* Start TASK INPUTS *

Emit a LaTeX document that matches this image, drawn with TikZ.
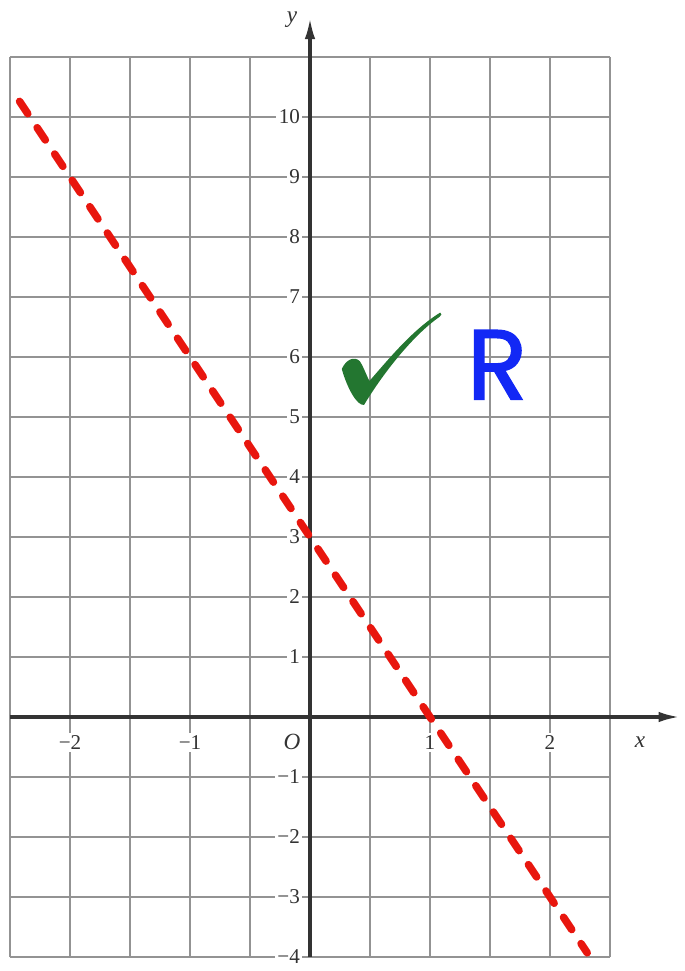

* End TASK INPUTS *
* Start TASK INPUTS *

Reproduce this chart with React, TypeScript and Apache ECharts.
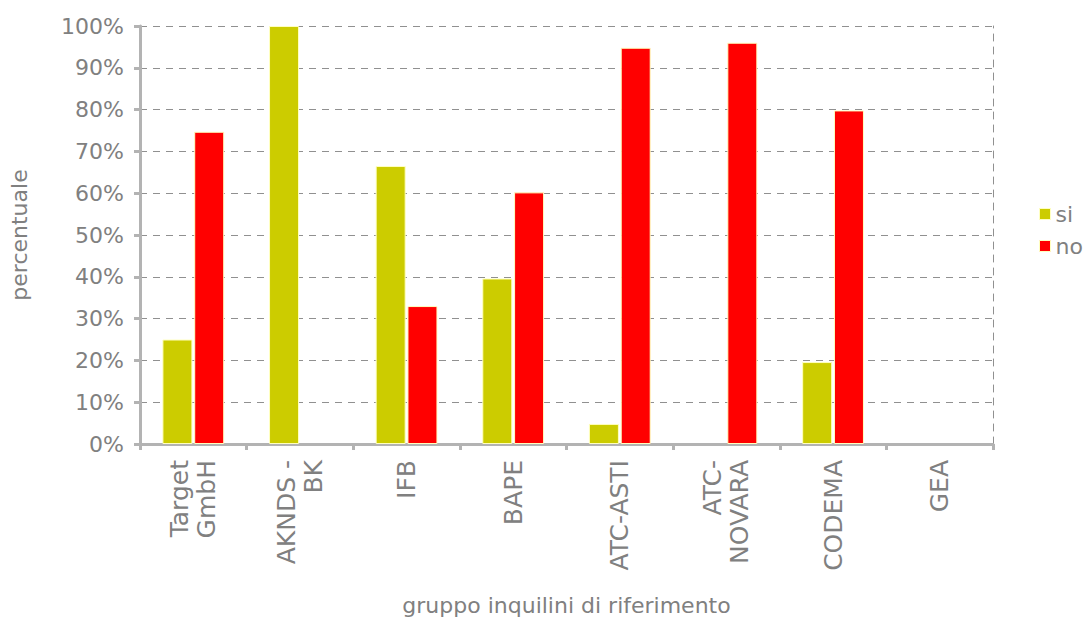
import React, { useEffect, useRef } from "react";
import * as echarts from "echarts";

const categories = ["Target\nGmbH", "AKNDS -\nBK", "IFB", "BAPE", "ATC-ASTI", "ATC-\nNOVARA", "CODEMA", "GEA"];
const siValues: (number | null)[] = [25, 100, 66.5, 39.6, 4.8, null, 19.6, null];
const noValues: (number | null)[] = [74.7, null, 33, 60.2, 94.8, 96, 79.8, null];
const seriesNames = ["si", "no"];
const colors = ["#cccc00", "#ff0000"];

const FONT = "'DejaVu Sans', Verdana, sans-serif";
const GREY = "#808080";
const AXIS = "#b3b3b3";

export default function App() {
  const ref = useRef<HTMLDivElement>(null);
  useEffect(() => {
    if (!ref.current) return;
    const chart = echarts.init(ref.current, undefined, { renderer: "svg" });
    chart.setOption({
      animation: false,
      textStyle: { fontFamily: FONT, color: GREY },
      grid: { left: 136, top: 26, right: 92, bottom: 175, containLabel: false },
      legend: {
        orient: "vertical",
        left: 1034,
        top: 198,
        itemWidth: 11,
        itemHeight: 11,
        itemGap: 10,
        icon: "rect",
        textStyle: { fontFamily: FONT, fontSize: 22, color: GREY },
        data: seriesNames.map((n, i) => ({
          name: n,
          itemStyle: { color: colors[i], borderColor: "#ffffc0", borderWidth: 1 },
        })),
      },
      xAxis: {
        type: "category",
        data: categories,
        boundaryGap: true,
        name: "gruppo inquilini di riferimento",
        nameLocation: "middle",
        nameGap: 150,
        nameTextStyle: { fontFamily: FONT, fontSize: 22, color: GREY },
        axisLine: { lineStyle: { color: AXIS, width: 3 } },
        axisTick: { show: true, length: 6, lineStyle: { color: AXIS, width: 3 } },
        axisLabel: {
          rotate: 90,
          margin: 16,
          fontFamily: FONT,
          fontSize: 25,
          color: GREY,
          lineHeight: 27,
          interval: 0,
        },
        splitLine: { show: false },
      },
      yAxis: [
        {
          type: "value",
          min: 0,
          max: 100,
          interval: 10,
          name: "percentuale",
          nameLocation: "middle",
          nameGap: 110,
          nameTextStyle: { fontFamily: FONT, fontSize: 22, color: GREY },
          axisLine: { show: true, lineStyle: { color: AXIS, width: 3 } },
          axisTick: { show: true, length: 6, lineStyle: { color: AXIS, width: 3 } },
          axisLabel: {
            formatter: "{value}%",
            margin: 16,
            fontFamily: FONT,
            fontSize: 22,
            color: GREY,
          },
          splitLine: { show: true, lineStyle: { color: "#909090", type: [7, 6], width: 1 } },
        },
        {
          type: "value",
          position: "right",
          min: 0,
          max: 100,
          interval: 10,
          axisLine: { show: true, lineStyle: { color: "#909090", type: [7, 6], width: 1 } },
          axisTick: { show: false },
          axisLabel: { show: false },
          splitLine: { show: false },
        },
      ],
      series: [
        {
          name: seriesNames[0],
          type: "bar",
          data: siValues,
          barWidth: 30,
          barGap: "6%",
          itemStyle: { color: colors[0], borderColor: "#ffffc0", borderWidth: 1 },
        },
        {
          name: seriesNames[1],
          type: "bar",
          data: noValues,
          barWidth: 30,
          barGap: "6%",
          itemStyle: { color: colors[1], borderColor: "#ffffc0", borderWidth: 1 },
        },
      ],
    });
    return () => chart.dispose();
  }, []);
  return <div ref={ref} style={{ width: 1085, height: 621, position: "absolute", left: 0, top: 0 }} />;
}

* End TASK INPUTS *

→ **WHAT TO WORK ON**
Look above for the line with "Reproduce this chart"; quote it and every line after it, stopping after the line with "import * as", exactly, with nothing added and without pictures.

→ **TASK ANSWER**
Reproduce this chart with React, TypeScript and Apache ECharts.
import React, { useEffect, useRef } from "react";
import * as echarts from "echarts";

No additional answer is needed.